【続編】歴史をたどるー小国の宿命(44)

鎖国政策を取るということは、すなわち他国と貿易をしないことを意味する。

現代では、考えられないことである。

ここのところ、戦国時代から「戦」の話ばかりしてきた。

今日は、なぜ戦が必要なのか、鎖国政策が現代では考えられないのはなぜなのかの2点について、改めて考えてみよう。

私たちは、平和を希求するという良心に従って、戦をしないわけである。だが、もし他国が攻めてきたら、戦をせずに降伏するだろうか。

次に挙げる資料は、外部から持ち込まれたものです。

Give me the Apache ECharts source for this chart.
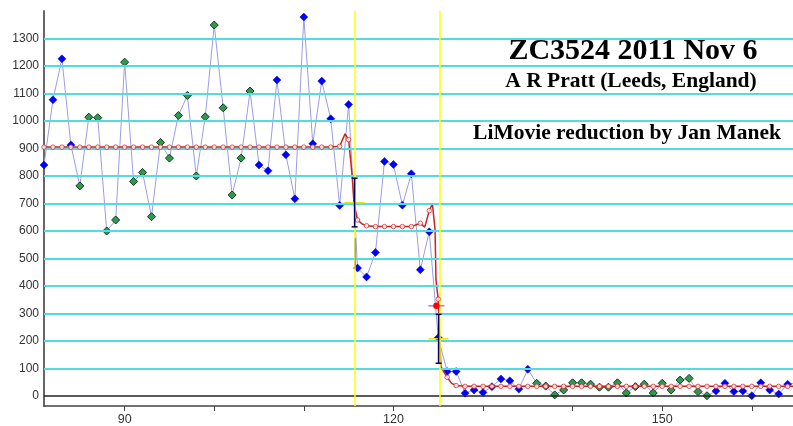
<!DOCTYPE html>
<html><head><meta charset="utf-8">
<script src="https://cdn.jsdelivr.net/npm/echarts@6/dist/echarts.min.js"></script>
<style>html,body{margin:0;padding:0;background:#fff}#c{width:793px;height:426px}</style>
</head><body><div id="c"></div>
<script>
// frame numbers
const frames = [81,82,83,84,85,86,87,88,89,90,91,92,93,94,95,96,97,98,99,100,
101,102,103,104,105,106,107,108,109,110,111,112,113,114,115,116,117,118,119,120,
121,122,123,124,125,126,127,128,129,130,131,132,133,134,135,136,137,138,139,140,
141,142,143,144,145,146,147,148,149,150,151,152,153,154,155,156,157,158,159,160,
161,162,163,164,165];
// observed brightness
const flux = [840,1077,1226,913,764,1014,1012,600,640,1214,780,813,652,922,865,1020,1093,800,1015,1349,
1048,731,865,1109,840,819,1149,877,717,1378,917,1145,1008,693,1060,465,433,522,853,842,
694,808,459,597,212,89,89,10,22,13,34,62,55,25,97,46,36,4,22,48,
48,43,32,32,48,11,34,43,11,46,22,58,64,16,1,18,46,16,18,1,
48,22,7,43,48];
// point colour class: b = blue, g = green
const pointClass = ['b','b','b','b','g','g','g','g','g','g','g','g','g','g','g','g','g','g','g','g',
'g','g','g','g','b','b','b','b','b','b','b','b','b','b','b','b','b','b','b','b',
'b','b','b','b','b','b','b','b','b','b','b','b','b','b','b','g','g','g','g','g',
'g','g','g','g','g','g','g','g','g','g','g','g','g','g','g','b','b','b','b','b',
'b','b','b','b','b'];
// model light curve at integer frames
const modelFlux = [905,905,905,905,905,905,905,905,905,905,905,905,905,905,905,905,905,905,905,905,
905,905,905,905,905,905,905,905,905,905,905,905,905,908,932,640,619,616,616,616,
616,616,628,674,352,68,38,35,35,35,35,35,35,35,35,35,35,35,35,35,
35,35,35,35,35,35,35,35,35,35,35,35,35,35,35,35,35,35,35,35,
35,35,35,35,35];
// extra (sub-frame) points of the model curve
const curveExtraFrames = [114.6,115.4,115.6,116.5,123.5,124.35,124.65,124.75,125.15,125.3,126.5];
const curveExtraFlux   = [953,798,701,626,614,699,604,422,216,107,46];
// error bars at the events
const errFrames = [115.67,125.04];
const errLow = [615,119];
const errHigh = [792,297];
const errMid = [703,208];
// event lines
const eventFrames = [115.67,125.2];
// fitted point
const fitFrame = 124.8;
const fitFlux = 328;
// grey marker
const greyFrame = 115.75;
const greyRange = [574,465];
// ticks
const yTicks = [0,100,200,300,400,500,600,700,800,900,1000,1100,1200,1300];
const xTicks = [90,100,110,120,130,140,150,160];
const xLabels = [90,120,150];

const chart = echarts.init(document.getElementById('c'), null, {renderer:'canvas'});

const obsData = frames.map((f,i)=>({
  value:[f,flux[i]],
  itemStyle: pointClass[i]==='b'
    ? {color:'#0000ff', borderColor:'#0000d0', borderWidth:0.5}
    : {color:'#2f9a4e', borderColor:'#123a1c', borderWidth:1}
}));
const curve = frames.map((f,i)=>[f,modelFlux[i]])
  .concat(curveExtraFrames.map((f,i)=>[f,curveExtraFlux[i]]))
  .sort((a,b)=>a[0]-b[0]);

const gridLines = yTicks.filter(v=>v!==0).map(v=>({yAxis:v, lineStyle:{color:'#52dce2', width:2, type:'solid'}}));
gridLines.push({yAxis:0, lineStyle:{color:'#222', width:1.5, type:'solid'}});
eventFrames.forEach(f=>gridLines.push({xAxis:f, lineStyle:{color:'#ffff00', width:1.5, type:'solid'}}));

const option = {
  animation:false,
  backgroundColor:'#fff',
  grid:{left:44, right:0, top:11, bottom:20},
  xAxis:{type:'value', min:81, max:164.6,
    axisLine:{show:true, onZero:false, lineStyle:{color:'#444', width:1.5}},
    axisTick:{show:true, customValues:xTicks, length:5, lineStyle:{color:'#444'}},
    axisLabel:{customValues:xLabels, formatter:v=>String(v), color:'#333', fontSize:12.5, fontFamily:'Liberation Sans', margin:7},
    splitLine:{show:false}},
  yAxis:{type:'value', min:-36.4, max:1400,
    axisLine:{show:true, onZero:false, lineStyle:{color:'#666', width:2}},
    axisTick:{show:false},
    axisLabel:{customValues:yTicks, formatter:v=>String(v), color:'#333', fontSize:12, fontFamily:'Liberation Sans', margin:5},
    splitLine:{show:false}},
  series:[
    {type:'line', data:[[81,0]], symbol:'none', lineStyle:{opacity:0}, silent:true, z:1,
      markLine:{silent:true, symbol:['none','none'], label:{show:false}, data:gridLines}},
    {type:'line', data:obsData, symbol:'diamond', symbolSize:8, showAllSymbol:true,
      lineStyle:{color:'#9c9ce2', width:1}, z:3},
    {type:'line', data:curve, symbol:'none', lineStyle:{color:'#cc2222', width:1.5}, z:4},
    {type:'scatter', data:frames.map((f,i)=>[f,modelFlux[i]]), symbol:'circle', symbolSize:4.5,
      itemStyle:{color:'#fff', borderColor:'#d03030', borderWidth:1}, z:5},
    {type:'custom', z:6, data:errFrames.map((f,i)=>[f,errLow[i],errHigh[i],errMid[i]]),
      renderItem:function(params, api){
        const lo = api.coord([api.value(0), api.value(1)]);
        const hi = api.coord([api.value(0), api.value(2)]);
        const mid = api.coord([api.value(0), api.value(3)]);
        const left = api.coord([api.value(0)-1.1, api.value(3)]);
        const right = api.coord([api.value(0)+1.1, api.value(3)]);
        const st = {stroke:'#000060', lineWidth:1.5};
        return {type:'group', children:[
          {type:'line', shape:{x1:left[0], y1:mid[1], x2:right[0], y2:mid[1]}, style:{stroke:'#f0e000', lineWidth:1.5}},
          {type:'line', shape:{x1:lo[0], y1:lo[1], x2:hi[0], y2:hi[1]}, style:st},
          {type:'line', shape:{x1:lo[0]-3, y1:lo[1], x2:lo[0]+3, y2:lo[1]}, style:st},
          {type:'line', shape:{x1:hi[0]-3, y1:hi[1], x2:hi[0]+3, y2:hi[1]}, style:st}
        ]};
      }},
    {type:'custom', z:6, data:[[greyFrame, greyRange[0], greyRange[1]]],
      renderItem:function(params, api){
        const a = api.coord([api.value(0), api.value(1)]);
        const b = api.coord([api.value(0), api.value(2)]);
        return {type:'line', shape:{x1:a[0], y1:a[1], x2:b[0], y2:b[1]}, style:{stroke:'#a0a080', lineWidth:1.5}};
      }},
    {type:'custom', z:7, data:[[fitFrame, fitFlux]],
      renderItem:function(params, api){
        const p = api.coord([api.value(0), api.value(1)]);
        const l = api.coord([api.value(0)-0.9, api.value(1)]);
        const r = api.coord([api.value(0)+0.9, api.value(1)]);
        return {type:'group', children:[
          {type:'line', shape:{x1:l[0], y1:p[1], x2:r[0], y2:p[1]}, style:{stroke:'#e060e0', lineWidth:1.5}},
          {type:'circle', shape:{cx:p[0], cy:p[1], r:3.2}, style:{fill:'#ff0000'}}
        ]};
      }}
  ],
  graphic:[
    {type:'text', x:633, y:51, style:{text:'ZC3524 2011 Nov 6', font:'bold 30px "Liberation Serif"', fill:'#000', align:'center', verticalAlign:'middle'}},
    {type:'text', x:631, y:81.5, style:{text:'A R Pratt (Leeds, England)', font:'bold 21.5px "Liberation Serif"', fill:'#000', align:'center', verticalAlign:'middle'}},
    {type:'text', x:627, y:133.5, style:{text:'LiMovie reduction by Jan Manek', font:'bold 21.5px "Liberation Serif"', fill:'#000', align:'center', verticalAlign:'middle'}}
  ]
};
chart.setOption(option);
</script>
</body></html>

鎌倉時代は、モンゴル帝国から元軍が襲来してきて、日本は二度、相手国と戦った。これは自国を守るための当然の戦いだった。

ところが、秀吉の時代は、秀吉個人の野望もあったが、小田原征伐に協力した武士たちへの見返りとして土地が必要だったから、もっと領土を広げようと、中国征服を目指したわけである。

そうしないと、いつかは束になってかかってこられて、自分が権力の座から落ちてしまうからだ。

今の時代は、労働の対価として給料が現金で支給される。私たちは、そのお金で生活ができる。

また、農業や漁業、畜産業、その他自営業に従事する人は、生産品の売買で生活資金を得ている。投資で稼ぐ人もいる。

ただ、飲食業や旅館業を営む人のように、サラリーマンたちが日常的に飲食したり買い物したりする消費行動に応えるためには、魚肉や野菜などの食材が必要である。

その食材を、昔は、自国内の取引で入手していたわけである。

今は、どうだろうか。

牛肉をはじめ、ほとんどが外国産であり、畜産業を営む人が必要としている飼料でさえ、外国からの輸入に頼っている。パンなどの原料となる小麦もそうである。

それを考えると、今の時代に鎖国したら、私たちが食べるものは、国内で生産されるものに限られ、しかも生産量が少ないから、価格は高騰する。少ないパイを大勢で奪い合うことになるのである。

アフリカの貧しい国がそうであり、だからこそ、紛争が起こるのである。

江戸幕府は、家光の時代から、ペリーが黒船で来航するまで、200年以上も鎖国政策を続けていた。

それでも、なんとか庶民が生きてこれた(もちろん、飢饉は幾度も発生している)のは、今から思えば、すごいことなのである。